E N K E L V O U D I G E K A M E R
[appellant], wonende te [woonplaats], appellant,
de Raad van bestuur van het Uitvoeringsinstituut werknemersverzekeringen, gedaagde.
I. ONTSTAAN EN LOOP VAN HET GEDING
Met ingang van 1 januari 2002 is de Wet structuur uitvoeringsorganisatie werk en inkomen in werking getreden. Ingevolge de Invoeringswet Wet structuur uitvoeringsorganisatie werk en inkomen treedt in dit geding de Raad van bestuur van het Uitvoeringsinstituut werknemersverzekeringen (Uwv) in de plaats van het Landelijk instituut sociale verzekeringen (Lisv). In deze uitspraak wordt onder gedaagde tevens verstaan het Lisv.
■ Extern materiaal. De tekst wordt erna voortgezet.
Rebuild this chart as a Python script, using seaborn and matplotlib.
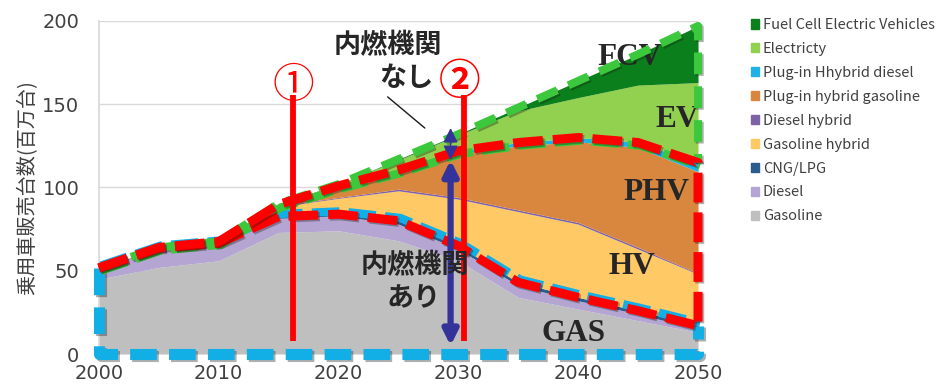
import numpy as np
import seaborn as sns
import matplotlib.pyplot as plt
import matplotlib.patheffects as pe
from matplotlib.patches import Patch

years = [2000, 2005, 2010, 2015, 2020, 2025, 2030, 2035, 2040, 2045, 2050]
gasoline = [45, 52, 56, 73, 74, 68, 56, 34, 27, 20, 13]
diesel = [6, 11, 10, 8.5, 9, 10, 7, 7, 5, 4, 2]
cng_lpg = [0.5, 0.5, 0.5, 1, 1, 2, 2, 2, 2, 2, 2]
gasoline_hybrid = [0.3, 0.5, 1, 6, 9.5, 18, 28, 42.5, 44, 37, 31]
diesel_hybrid = [0, 0, 0, 0.5, 0.5, 1, 1, 1, 1, 1, 0.5]
phev_gasoline = [0, 0, 0, 0.5, 6, 10, 26, 38.5, 48.5, 60, 61]
phev_diesel = [0, 0, 0, 0.3, 1, 1.5, 2, 2, 2.5, 3, 5.5]
electricity = [0, 0, 0, 0.5, 1, 6, 9.5, 19, 24, 34.5, 48]
fcev = [0, 0, 0, 0, 0, 0.5, 0.5, 2, 10, 18.5, 34]

labels = ['Gasoline', 'Diesel', 'CNG/LPG', 'Gasoline hybrid', 'Diesel hybrid',
          'Plug-in hybrid gasoline', 'Plug-in Hhybrid diesel', 'Electricty',
          'Fuel Cell Electric Vehicles']
colors = ['#BFBFBF', '#B4A5D2', '#2B5C8F', '#FFC966', '#7E62A8',
          '#D9873F', '#1EB2E6', '#92D050', '#0B7F1B']

sns.set_theme(style='white')
plt.rcParams['font.family'] = ['DejaVu Sans', 'Noto Sans CJK JP']
jp = ['Noto Sans CJK JP', 'DejaVu Sans']

layers = [gasoline, diesel, cng_lpg, gasoline_hybrid, diesel_hybrid,
          phev_gasoline, phev_diesel, electricity, fcev]
stack = np.cumsum(np.array(layers, dtype=float), axis=0)
ice_low = stack[2]
ice_all = stack[6]
total = stack[8]

fig = plt.figure(figsize=(9.42, 3.85), dpi=100)
ax = fig.add_axes([0.105, 0.0805, 0.636, 0.865])
ax.stackplot(years, layers, colors=colors, lw=0, zorder=2)

ax.set_xlim(2000, 2050)
ax.set_ylim(0, 200)
ax.set_xticks(range(2000, 2051, 10))
ax.set_yticks(range(0, 201, 50))
ax.grid(axis='y', color='#D9D9D9', lw=1, zorder=0)
for s in ['top', 'right', 'bottom']:
    ax.spines[s].set_visible(False)
ax.spines['left'].set_color('#D9D9D9')
ax.tick_params(axis='x', length=0, pad=7, labelsize=14, labelcolor='#404040')
ax.tick_params(axis='y', length=0, pad=14, labelsize=14, labelcolor='#404040')
ax.set_ylabel('乗用車販売台数(百万台)', family=jp, fontsize=14.5, color='#404040', labelpad=3)

shadow = [pe.SimpleLineShadow(offset=(1.2, -1.2), shadow_color='k', alpha=0.35), pe.Normal()]
blue, red, green = '#12AEE6', '#FF0000', '#3CC83C'

# blue frame of conventional vehicles
ax.plot([years[0], years[0], years[-1], years[-1]], [ice_low[0], 0, 0, ice_low[-1]],
        color=blue, lw=8, linestyle=(0, (2.4, 1.1)), clip_on=False, zorder=5,
        path_effects=shadow)
ax.plot(years, ice_low, color=blue, lw=6, linestyle=(0, (3.3, 1.1)), clip_on=False,
        zorder=5, path_effects=[pe.Stroke(offset=(1.5, 2))])

# green frame of vehicles without engine
ax.plot(years + [years[-1]], list(total) + [ice_all[-1]], color=green, lw=5.8,
        linestyle=(0, (2.7, 1.5)), clip_on=False, zorder=5, path_effects=shadow)
ax.plot(years, ice_all, color=green, lw=6, linestyle=(0, (3.3, 1.1)), clip_on=False,
        zorder=5, path_effects=[pe.Stroke(offset=(1.5, -2.2))])

# red frame of hybrids
sns.lineplot(x=years, y=ice_low, ax=ax, color=red, lw=6.5, estimator=None, sort=False,
             linestyle=(0, (3.3, 1.1)), clip_on=False, zorder=6, path_effects=shadow)
ax.plot(years + [years[-1]], list(ice_all) + [ice_low[-1]], color=red, lw=6.5,
        linestyle=(0, (3.3, 1.1)), clip_on=False, zorder=6, path_effects=shadow)

# cut-off years
for xv in [2016.2, 2030.45]:
    ax.plot([xv, xv], [8, 155.5], color=red, lw=4.2, zorder=8, solid_capstyle='butt')
ax.text(2016.2, 160.5, '①', family=jp, fontsize=30, color=red, ha='center', va='center', zorder=9)
ax.text(2030.1, 163.5, '②', family=jp, fontsize=30, fontweight='bold', color=red,
        ha='center', va='center', zorder=9)

arrow = dict(arrowstyle='<|-|>', color='#333399', lw=4.5, mutation_scale=22, shrinkA=0, shrinkB=0)
ax.annotate('', xy=(2029.35, 5), xytext=(2029.35, 116.5), arrowprops=arrow, zorder=8)
ax.annotate('', xy=(2029.35, 116.5), xytext=(2029.35, 135.7),
            arrowprops=dict(arrow, lw=1), zorder=8)

ax.plot([2024.1, 2027.2], [154.4, 135.7], color='k', lw=1, zorder=8)
ax.text(2024.1, 185.6, '内燃機関', family=jp, fontsize=19.5, fontweight='bold', ha='center', va='center', zorder=9)
ax.text(2025.7, 165.8, 'なし', family=jp, fontsize=19.5, fontweight='bold', ha='center', va='center', zorder=9)
ax.text(2026.4, 53.5, '内燃機関', family=jp, fontsize=19.5, fontweight='bold', ha='center', va='center', zorder=9)
ax.text(2026.3, 33.6, 'あり', family=jp, fontsize=19.5, fontweight='bold', ha='center', va='center', zorder=9)

serif = dict(family='Liberation Serif', fontsize=22.5, fontweight='bold', ha='center', va='center', zorder=4)
ax.text(2044.3, 178, 'FCV', **serif)
ax.text(2048.3, 141, 'EV', **serif)
ax.text(2046.5, 97, 'PHV', **serif)
ax.text(2044.5, 52.8, 'HV', **serif)
ax.text(2039.6, 12.6, 'GAS', **serif)

handles = [Patch(color=c, label=l) for c, l in zip(colors, labels)][::-1]
fig.legend(handles=handles, loc='upper left', bbox_to_anchor=(0.789, 0.972), frameon=False,
           prop={'family': jp, 'size': 10.5}, labelcolor='#404040', handlelength=0.6,
           handleheight=0.6, handletextpad=0.25, labelspacing=0.68, borderpad=0)

fig.savefig('out.png', dpi=100)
Namens appellant heeft mr. J.L. van Os, advocaat te Tilburg, op bij beroepschrift aangevoerde gronden hoger beroep ingesteld tegen een door de rechtbank Breda, reg.nr. 01/1520 WW, op 8 juli 2002 gewezen uitspraak.
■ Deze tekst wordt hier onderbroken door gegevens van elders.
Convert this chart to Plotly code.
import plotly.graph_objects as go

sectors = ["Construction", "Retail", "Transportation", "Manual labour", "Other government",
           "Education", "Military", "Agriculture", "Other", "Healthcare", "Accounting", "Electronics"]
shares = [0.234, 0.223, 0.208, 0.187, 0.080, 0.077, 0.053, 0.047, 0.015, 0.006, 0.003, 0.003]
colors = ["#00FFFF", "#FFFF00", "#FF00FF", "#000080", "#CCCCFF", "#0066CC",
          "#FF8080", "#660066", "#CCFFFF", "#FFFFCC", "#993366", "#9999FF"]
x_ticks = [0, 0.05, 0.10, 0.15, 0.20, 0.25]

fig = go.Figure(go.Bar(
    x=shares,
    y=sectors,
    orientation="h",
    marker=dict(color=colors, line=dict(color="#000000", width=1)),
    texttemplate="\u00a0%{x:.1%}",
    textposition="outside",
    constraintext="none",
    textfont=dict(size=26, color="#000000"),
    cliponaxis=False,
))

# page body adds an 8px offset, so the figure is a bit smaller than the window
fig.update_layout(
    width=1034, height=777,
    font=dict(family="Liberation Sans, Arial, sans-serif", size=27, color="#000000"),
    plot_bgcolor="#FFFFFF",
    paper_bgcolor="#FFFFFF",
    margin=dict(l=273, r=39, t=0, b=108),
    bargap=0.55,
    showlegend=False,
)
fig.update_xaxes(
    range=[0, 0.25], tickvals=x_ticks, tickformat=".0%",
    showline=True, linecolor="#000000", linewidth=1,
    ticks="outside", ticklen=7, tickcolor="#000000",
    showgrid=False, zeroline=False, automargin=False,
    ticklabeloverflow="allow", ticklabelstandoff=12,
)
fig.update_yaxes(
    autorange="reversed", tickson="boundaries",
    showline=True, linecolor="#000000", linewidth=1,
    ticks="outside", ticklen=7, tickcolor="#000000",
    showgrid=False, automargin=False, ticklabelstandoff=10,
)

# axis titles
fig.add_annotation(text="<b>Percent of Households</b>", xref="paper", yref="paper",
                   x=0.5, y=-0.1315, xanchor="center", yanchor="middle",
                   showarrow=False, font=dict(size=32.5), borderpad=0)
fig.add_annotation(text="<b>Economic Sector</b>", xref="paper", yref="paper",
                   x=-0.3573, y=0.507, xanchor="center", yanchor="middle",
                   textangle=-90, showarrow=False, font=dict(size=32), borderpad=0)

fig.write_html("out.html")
Gedaagde heeft een verweerschrift ingediend.
Het geding is behandeld ter zitting van 18 augustus 2004, waar appellant en zijn gemachtigde met voorafgaand bericht niet zijn verschenen en waar gedaagde zich heeft doen vertegenwoordigen door mr. M. van Grinsven, werkzaam bij het Uwv.
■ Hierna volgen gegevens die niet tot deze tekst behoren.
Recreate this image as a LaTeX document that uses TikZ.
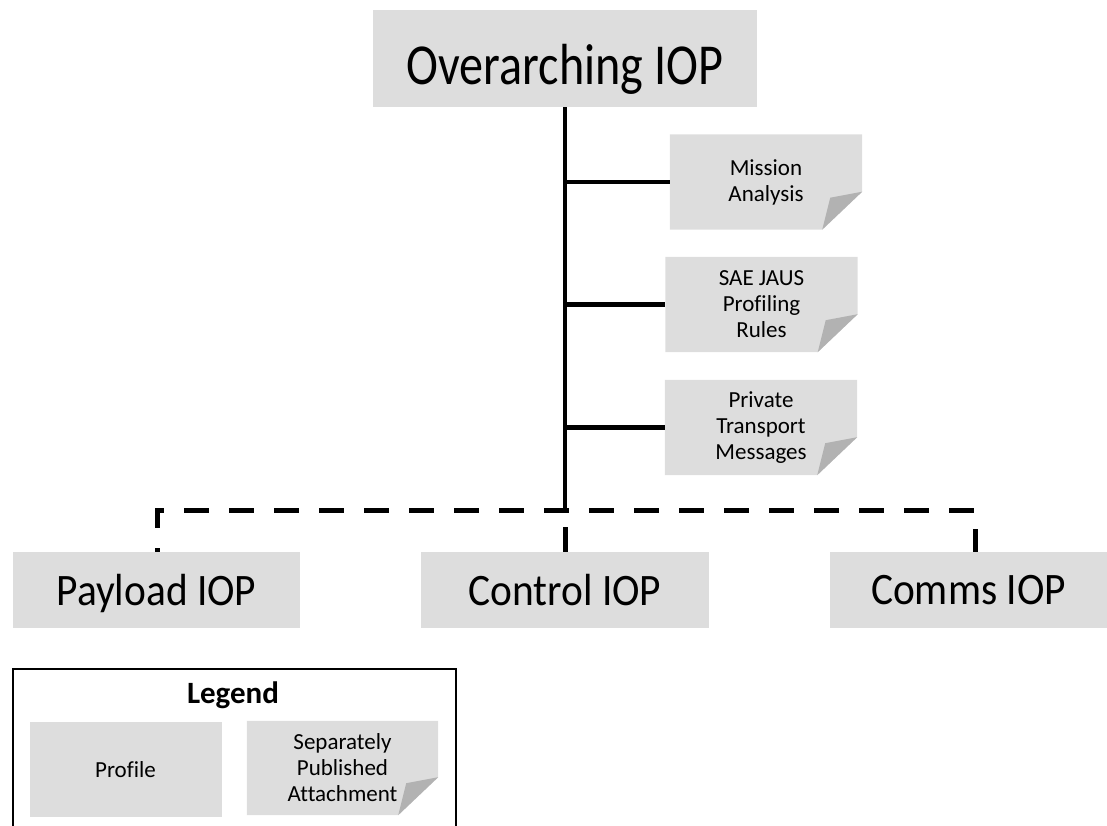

De Raad stelt voorop dat het in dit geding aan de orde zijnde geschil wordt beoordeeld aan de hand van de Werkloosheidswet (WW) en de daarop berustende bepalingen, zoals die luidden ten tijde als hier van belang.
Bij het besluit op bezwaar van 9 augustus 2001 (hierna: het bestreden besluit) heeft gedaagde gehandhaafd zijn besluit van 20 april 2001, waarbij appellants uitkering krachtens de WW met ingang van 16 april 2001 blijvend geheel is geweigerd. Daaraan ligt ten grondslag dat appellant wederom, voor de vierde keer binnen één jaar, niet heeft voldaan aan de sollicitatieplicht.
Bij de aangevallen uitspraak heeft de rechtbank het beroep ongegrond verklaard.
De Raad overweegt als volgt.
Hetgeen in hoger beroep namens appellant is aangevoerd, bevat een herhaling van wat in eerste aanleg is betoogd en door de rechtbank op goede gronden is weerlegd. Met de rechtbank is de Raad van oordeel dat het appellant redelijkerwijs duidelijk had moeten zijn dat van hem minimaal één concrete sollicitatieactiviteit per week verwacht werd. Appellant is door gedaagde voldoende geïnformeerd via de brief van 27 maart 2000, het gesprek van 9 augustus 2000 en ook aan de eerdere maatregelen die hem eveneens zijn opgelegd omdat hij niet voldeed aan de sollicitatieplicht kon appellant ontlenen dat hij niet voldeed aan de voor hem geldende sollicitatieverplichting. Op grond daarvan is de Raad van oordeel dat het appellant redelijkerwijs duidelijk kon zijn dat het telefonisch of in persoon informeren of een uitzendbureau, waarbij hij was ingeschreven, werk voor hem had, niet is aan te merken als een concrete sollicitatieactiviteit. Bovendien heeft gedaagde appellant bij het opleggen van de tweede en derde maatregel gewaarschuwd dat de uitkering blijvend geheel zou kunnen worden geweigerd indien appellant wederom niet aan de sollicitatieplicht zou voldoen.
Dit betekent dat het bestreden besluit in rechte stand kan houden, zodat de aangevallen uitspraak voor bevestiging in aanmerking komt.
Voor een proceskostenveroordeling op grond van artikel 8:75 van de Algemene wet bestuursrecht acht de Raad geen termen aanwezig.
III. BESLISSING
De Centrale Raad van Beroep,
Bevestigt de aangevallen uitspraak.
Aldus gegeven door mr. H. Bolt, in tegenwoordigheid van M.D.F. de Moor als griffier, en uitgesproken in het openbaar op 29 september 2004.